- Problem description
Take every line where the string "this" appears and copy it.

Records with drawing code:

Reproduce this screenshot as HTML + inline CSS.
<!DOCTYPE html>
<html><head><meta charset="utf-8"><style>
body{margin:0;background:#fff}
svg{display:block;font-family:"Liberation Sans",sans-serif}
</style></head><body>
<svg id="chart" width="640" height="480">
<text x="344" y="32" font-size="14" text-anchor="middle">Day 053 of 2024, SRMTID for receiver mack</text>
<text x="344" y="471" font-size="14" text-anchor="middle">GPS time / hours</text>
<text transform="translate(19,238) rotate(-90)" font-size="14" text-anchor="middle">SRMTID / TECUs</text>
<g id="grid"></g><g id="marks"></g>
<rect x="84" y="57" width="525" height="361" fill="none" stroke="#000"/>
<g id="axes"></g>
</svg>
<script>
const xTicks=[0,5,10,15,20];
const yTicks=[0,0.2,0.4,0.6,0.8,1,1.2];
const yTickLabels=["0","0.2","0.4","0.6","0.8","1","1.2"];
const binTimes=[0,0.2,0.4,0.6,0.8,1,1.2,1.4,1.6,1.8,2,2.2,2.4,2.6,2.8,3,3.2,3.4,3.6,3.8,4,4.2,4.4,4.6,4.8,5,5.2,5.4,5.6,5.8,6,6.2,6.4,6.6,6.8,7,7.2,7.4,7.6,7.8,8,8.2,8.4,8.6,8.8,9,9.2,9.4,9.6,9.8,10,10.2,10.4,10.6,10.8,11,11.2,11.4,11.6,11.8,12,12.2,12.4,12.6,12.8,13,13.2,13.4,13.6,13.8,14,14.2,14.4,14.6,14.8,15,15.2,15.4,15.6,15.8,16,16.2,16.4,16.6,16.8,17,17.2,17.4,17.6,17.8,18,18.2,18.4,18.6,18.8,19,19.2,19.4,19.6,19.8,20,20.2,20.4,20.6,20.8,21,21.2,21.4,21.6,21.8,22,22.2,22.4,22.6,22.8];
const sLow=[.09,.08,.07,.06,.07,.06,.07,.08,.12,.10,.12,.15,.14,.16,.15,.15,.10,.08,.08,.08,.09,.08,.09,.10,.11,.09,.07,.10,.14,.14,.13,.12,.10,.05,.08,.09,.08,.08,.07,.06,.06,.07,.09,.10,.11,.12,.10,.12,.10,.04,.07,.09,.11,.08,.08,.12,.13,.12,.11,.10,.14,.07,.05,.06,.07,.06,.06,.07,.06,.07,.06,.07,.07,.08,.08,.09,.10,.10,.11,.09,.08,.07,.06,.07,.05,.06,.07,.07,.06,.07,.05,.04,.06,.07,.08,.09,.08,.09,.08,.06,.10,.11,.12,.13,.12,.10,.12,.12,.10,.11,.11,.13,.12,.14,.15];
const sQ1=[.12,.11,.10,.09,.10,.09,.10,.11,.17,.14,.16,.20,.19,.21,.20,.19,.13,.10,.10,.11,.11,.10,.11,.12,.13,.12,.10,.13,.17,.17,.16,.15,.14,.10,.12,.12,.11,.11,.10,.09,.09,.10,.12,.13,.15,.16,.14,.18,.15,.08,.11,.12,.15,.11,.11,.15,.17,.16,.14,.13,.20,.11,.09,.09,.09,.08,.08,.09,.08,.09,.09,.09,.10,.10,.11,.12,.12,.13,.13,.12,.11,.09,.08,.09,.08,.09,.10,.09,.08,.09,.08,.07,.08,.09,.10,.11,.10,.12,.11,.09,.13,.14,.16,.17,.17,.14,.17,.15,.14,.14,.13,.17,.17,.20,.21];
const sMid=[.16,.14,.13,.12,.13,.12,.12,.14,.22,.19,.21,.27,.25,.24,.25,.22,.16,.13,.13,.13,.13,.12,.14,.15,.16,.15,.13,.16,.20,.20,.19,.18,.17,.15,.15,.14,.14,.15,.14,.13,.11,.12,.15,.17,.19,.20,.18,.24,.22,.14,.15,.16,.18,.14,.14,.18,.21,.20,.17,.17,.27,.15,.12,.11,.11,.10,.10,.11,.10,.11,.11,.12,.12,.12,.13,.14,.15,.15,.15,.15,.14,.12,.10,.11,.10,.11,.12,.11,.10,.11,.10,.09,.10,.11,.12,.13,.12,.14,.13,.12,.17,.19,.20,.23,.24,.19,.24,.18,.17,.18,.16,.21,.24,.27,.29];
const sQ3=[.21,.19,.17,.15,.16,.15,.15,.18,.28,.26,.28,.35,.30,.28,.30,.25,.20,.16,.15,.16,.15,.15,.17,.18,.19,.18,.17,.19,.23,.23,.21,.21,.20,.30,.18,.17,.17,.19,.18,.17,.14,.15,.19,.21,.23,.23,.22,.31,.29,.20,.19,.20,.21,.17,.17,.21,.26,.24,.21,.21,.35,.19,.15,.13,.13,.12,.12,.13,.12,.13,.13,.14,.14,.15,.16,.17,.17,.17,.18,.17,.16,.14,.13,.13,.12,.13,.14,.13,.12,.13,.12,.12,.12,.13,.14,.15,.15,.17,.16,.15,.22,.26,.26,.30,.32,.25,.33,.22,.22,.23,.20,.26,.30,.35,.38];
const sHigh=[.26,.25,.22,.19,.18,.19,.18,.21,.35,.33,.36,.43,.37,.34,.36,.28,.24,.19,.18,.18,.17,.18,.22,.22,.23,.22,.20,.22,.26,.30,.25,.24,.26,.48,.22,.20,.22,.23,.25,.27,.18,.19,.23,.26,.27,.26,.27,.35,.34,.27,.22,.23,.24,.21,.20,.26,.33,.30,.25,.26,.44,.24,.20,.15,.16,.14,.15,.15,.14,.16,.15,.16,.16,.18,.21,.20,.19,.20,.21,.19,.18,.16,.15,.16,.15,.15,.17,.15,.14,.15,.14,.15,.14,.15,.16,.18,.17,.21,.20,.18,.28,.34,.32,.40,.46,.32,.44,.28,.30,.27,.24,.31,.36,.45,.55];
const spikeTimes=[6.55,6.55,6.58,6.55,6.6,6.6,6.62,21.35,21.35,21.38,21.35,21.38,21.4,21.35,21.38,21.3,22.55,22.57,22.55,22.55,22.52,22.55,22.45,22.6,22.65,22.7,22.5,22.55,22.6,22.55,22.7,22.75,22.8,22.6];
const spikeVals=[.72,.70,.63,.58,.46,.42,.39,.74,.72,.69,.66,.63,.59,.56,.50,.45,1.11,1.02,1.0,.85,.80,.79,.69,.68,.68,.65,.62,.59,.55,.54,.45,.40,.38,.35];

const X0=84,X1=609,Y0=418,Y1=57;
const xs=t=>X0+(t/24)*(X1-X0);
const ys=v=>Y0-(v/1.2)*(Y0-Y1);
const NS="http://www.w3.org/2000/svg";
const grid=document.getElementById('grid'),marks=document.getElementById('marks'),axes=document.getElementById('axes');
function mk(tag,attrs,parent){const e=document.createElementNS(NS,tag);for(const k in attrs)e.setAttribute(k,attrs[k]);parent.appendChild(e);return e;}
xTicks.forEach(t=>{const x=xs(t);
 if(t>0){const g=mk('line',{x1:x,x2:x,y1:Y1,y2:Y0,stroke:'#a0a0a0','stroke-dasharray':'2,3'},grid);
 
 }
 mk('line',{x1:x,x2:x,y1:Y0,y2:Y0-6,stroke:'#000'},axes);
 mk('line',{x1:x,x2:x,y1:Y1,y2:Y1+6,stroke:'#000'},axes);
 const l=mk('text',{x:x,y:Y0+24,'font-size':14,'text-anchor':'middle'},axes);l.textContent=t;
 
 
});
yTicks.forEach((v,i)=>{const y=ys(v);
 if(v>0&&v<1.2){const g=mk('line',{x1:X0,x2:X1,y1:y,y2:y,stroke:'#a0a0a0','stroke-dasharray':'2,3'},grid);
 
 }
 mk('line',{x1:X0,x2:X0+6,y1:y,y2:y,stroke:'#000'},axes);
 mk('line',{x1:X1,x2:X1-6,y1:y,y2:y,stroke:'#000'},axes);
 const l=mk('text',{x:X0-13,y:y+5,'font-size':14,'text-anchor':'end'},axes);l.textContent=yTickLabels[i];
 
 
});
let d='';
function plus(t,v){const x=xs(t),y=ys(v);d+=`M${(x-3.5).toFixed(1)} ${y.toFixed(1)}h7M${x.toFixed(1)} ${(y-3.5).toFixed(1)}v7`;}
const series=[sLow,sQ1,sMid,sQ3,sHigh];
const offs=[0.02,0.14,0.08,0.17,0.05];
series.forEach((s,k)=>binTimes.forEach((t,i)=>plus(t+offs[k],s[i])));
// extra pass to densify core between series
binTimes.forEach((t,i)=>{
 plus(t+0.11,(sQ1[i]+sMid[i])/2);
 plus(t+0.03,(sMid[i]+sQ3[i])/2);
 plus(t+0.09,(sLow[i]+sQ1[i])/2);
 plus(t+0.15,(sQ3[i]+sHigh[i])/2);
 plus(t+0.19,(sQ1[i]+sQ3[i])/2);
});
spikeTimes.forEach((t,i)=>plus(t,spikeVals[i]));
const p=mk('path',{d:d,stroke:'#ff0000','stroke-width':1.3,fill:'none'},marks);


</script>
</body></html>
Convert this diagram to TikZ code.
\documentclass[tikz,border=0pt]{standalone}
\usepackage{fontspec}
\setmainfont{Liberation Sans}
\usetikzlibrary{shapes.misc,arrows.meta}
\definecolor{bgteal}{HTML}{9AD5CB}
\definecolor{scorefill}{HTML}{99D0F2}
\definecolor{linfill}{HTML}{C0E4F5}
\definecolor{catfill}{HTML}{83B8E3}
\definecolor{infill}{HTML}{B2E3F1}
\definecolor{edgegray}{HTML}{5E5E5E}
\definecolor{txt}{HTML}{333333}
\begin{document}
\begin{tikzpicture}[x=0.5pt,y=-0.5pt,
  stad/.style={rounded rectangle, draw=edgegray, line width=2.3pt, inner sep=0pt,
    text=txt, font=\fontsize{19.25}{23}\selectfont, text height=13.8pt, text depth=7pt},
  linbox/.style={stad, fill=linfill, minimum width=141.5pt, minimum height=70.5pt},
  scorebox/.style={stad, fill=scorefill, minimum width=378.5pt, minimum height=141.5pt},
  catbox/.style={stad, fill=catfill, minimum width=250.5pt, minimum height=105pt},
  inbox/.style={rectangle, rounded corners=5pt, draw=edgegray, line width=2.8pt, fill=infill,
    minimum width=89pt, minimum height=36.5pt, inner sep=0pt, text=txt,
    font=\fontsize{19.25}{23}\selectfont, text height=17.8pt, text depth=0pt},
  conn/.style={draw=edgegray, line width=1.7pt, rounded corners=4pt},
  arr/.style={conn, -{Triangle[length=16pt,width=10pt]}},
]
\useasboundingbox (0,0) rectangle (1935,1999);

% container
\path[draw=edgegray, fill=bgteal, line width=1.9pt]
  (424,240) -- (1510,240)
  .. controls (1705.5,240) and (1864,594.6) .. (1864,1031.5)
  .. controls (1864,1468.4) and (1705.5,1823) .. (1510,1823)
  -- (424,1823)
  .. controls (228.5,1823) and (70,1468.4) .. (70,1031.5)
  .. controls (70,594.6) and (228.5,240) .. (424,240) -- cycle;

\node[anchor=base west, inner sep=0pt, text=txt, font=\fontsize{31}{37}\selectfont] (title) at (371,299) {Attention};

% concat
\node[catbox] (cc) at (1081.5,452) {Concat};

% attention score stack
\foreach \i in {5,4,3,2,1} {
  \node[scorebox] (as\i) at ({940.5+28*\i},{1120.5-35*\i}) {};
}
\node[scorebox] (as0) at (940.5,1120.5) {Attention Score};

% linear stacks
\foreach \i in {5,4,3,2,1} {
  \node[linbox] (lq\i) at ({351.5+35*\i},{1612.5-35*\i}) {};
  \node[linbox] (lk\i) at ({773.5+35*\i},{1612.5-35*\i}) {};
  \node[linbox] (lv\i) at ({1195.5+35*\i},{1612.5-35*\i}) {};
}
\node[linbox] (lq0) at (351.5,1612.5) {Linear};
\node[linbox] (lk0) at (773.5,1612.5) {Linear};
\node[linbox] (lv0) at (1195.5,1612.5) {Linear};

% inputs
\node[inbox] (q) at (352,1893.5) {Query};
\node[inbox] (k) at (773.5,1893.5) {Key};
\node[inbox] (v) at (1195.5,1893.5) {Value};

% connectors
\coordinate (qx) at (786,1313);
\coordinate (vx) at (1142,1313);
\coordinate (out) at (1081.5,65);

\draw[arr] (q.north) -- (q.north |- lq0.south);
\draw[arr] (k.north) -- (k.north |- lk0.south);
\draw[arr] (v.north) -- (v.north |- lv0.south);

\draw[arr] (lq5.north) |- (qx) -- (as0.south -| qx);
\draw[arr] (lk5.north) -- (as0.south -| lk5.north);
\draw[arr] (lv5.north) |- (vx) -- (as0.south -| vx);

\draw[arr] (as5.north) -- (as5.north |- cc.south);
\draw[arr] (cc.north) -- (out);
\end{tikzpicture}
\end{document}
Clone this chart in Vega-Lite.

- Solved problem
Reproduce this screenshot as HTML + inline CSS.
Convert this diagram to TikZ code.
Clone this chart in Vega-Lite.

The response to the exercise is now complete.